The prime minister called Johnson in for talks about his comments, ahead of the foreign secretary's trip to Bahrain and a planned visit to Saudi Arabia on Saturday, but government insiders insisted he was "not summoned for a dressing down".
Johnson speech at a regional conference in the Bahraini capital Manama focused on Britain's commitment to stay involved in the Middle East; his aides said he would not repeat his criticisms of Saudi Arabia, nor apologize for them
Johnson believes Downing Street's robust rejection of his comments - widely reported as another "slapping down" of the foreign secretary by the prime minister - is part of a wider attempt by May and her team to undermine him.

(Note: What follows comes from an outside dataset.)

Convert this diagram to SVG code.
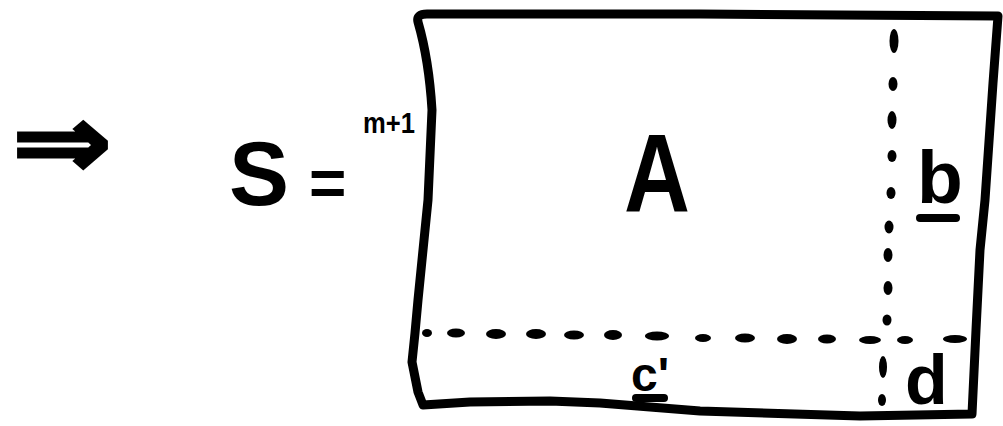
<svg xmlns="http://www.w3.org/2000/svg" width="1003" height="426" viewBox="0 0 1003 426">
<style>
.ink{fill:#000}
.hand{font-family:"Liberation Sans",Arial,sans-serif;font-weight:bold;fill:#000}
.edge{fill:none;stroke:#000;stroke-width:9;stroke-linejoin:round;stroke-linecap:round}
</style>
<rect width="1003" height="426" fill="#fff"/>
<g id="implies">
<text x="12" y="177" font-family="DejaVu Sans,sans-serif" font-weight="bold" font-size="102" stroke="#000" stroke-width="3" textLength="100" lengthAdjust="spacingAndGlyphs">⇒</text>
</g>
<g id="lhs">
<text class="hand" x="259" y="205" font-size="90" text-anchor="middle">S</text>
<text class="hand" x="309" y="205" font-size="64">=</text>
<text class="hand" x="363" y="133" font-size="30" textLength="52" lengthAdjust="spacingAndGlyphs">m+1</text>
</g>
<g id="matrix">
<path class="edge" d="M418 22 Q416 14 427 14 L700 14 L998 16 L993 83 L985 200 L980 250 L976 330 L972 414 L860 416 L700 411 L600 403 L550 401 L470 402 L423 405 L418 392 L412 362 L415 333 L418 300 L423 250 L428 200 L432 110 Q429 60 418 22 Z"/>
</g>
<g id="partition-lines">
<g class="ink">
<ellipse cx="894" cy="41" rx="4.5" ry="12"/>
<ellipse cx="893" cy="84" rx="4.5" ry="7"/>
<ellipse cx="892" cy="120" rx="4.5" ry="9"/>
<ellipse cx="892" cy="156" rx="4.5" ry="6"/>
<ellipse cx="891" cy="193" rx="4.5" ry="6"/>
<ellipse cx="889" cy="227" rx="4.5" ry="6.5"/>
<ellipse cx="888" cy="255" rx="4.5" ry="7"/>
<ellipse cx="888" cy="288" rx="4.5" ry="7"/>
<ellipse cx="887" cy="320" rx="4.5" ry="5.5"/>
<ellipse cx="883" cy="367" rx="4" ry="11"/>
<ellipse cx="882" cy="400" rx="4" ry="6"/>
<ellipse cx="427" cy="333" rx="5" ry="4"/>
<ellipse cx="456" cy="333" rx="9" ry="4.5"/>
<ellipse cx="496" cy="334" rx="10" ry="5"/>
<ellipse cx="536" cy="334" rx="10" ry="5"/>
<ellipse cx="574" cy="335" rx="10" ry="4.5"/>
<ellipse cx="613" cy="335" rx="9" ry="5"/>
<ellipse cx="657" cy="336" rx="12" ry="4.5"/>
<ellipse cx="703" cy="338" rx="8" ry="4"/>
<ellipse cx="745" cy="338" rx="10" ry="4.5"/>
<ellipse cx="787" cy="339" rx="10" ry="5"/>
<ellipse cx="827" cy="339" rx="9" ry="4.5"/>
<ellipse cx="870" cy="340" rx="11" ry="4"/>
<ellipse cx="905" cy="340" rx="8" ry="4"/>
<ellipse cx="955" cy="339" rx="12" ry="4"/>
</g>
</g>
<g id="label-A">
<text class="hand" x="657" y="212" font-size="112" text-anchor="middle" textLength="66" lengthAdjust="spacingAndGlyphs">A</text>
</g>
<g id="label-b">
<text class="hand" x="917" y="203" font-size="75">b</text>
<rect x="916" y="214" width="44" height="8" rx="4" class="ink"/>
</g>
<g id="label-c">
<text class="hand" x="631" y="391" font-size="48">c'</text>
<rect x="632" y="394" width="36" height="8" rx="4" class="ink"/>
</g>
<g id="label-d">
<text class="hand" x="905" y="404" font-size="70">d</text>
</g>
</svg>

The foreign secretary's allies believe May regards Johnson as a political rival and that she had repeatedly tried to belittle him with jokes at his expense and public dressing downs.
Johnson told the prime minister he had privately made the same criticisms to his counterparts in Saudi Arabia and that his view that Riyadh should stop waging proxy wars would have come as no surprise.
May's team insists that Downing Street had no choice but to point out that r Johnson's criticisms of Saudi Arabia were not government policy. "The idea she is out to get him is patently not the case," said one supporter of the prime minister.
The prime minister made a number of quips about Johnson, including joking at a political awards night that she might decide to "put down" the foreign secretary like a dog when she no longer had any use for him. May subsequently checked with Johnson to make sure she had not caused offence.
However, the foreign secretary had now indicated that if he continues to be the butt of jokes then it could undermine not just him but his office.
Although May's team insists she did not strike any deals during the Conservative party leadership contest, it has been suggested that she offered Johnson an important cabinet post as a reward for him standing aside.
But Johnson and Liam Fox, the international trade secretary, have both incurred criticism from Number 10 in recent months, undermining their position as flag bearers for a "clean break" Brexit strategy.
Johnson's team insists that May recognizes that the foreign secretary is "a different kind of politician" and that he is an asset in the job because of his appealing personality, not because of his ability to stick to a government script.
But Sir Malcolm Rifkind, a former Conservative foreign secretary, told the BBC that if Johnson did not like Britain's policy of supporting Saudi Arabia he should make that case in private, not make statements "completely at variance" with official policy.
"He might end up being more comfortable in another senior cabinet position," Sir Malcolm said.
Johnson was expected to visit Saudi Arabia this weekend as planned, even if the visit involved a detour from Bahrain to Paris for possible talks with western allies about the situation in the Syrian city of Aleppo.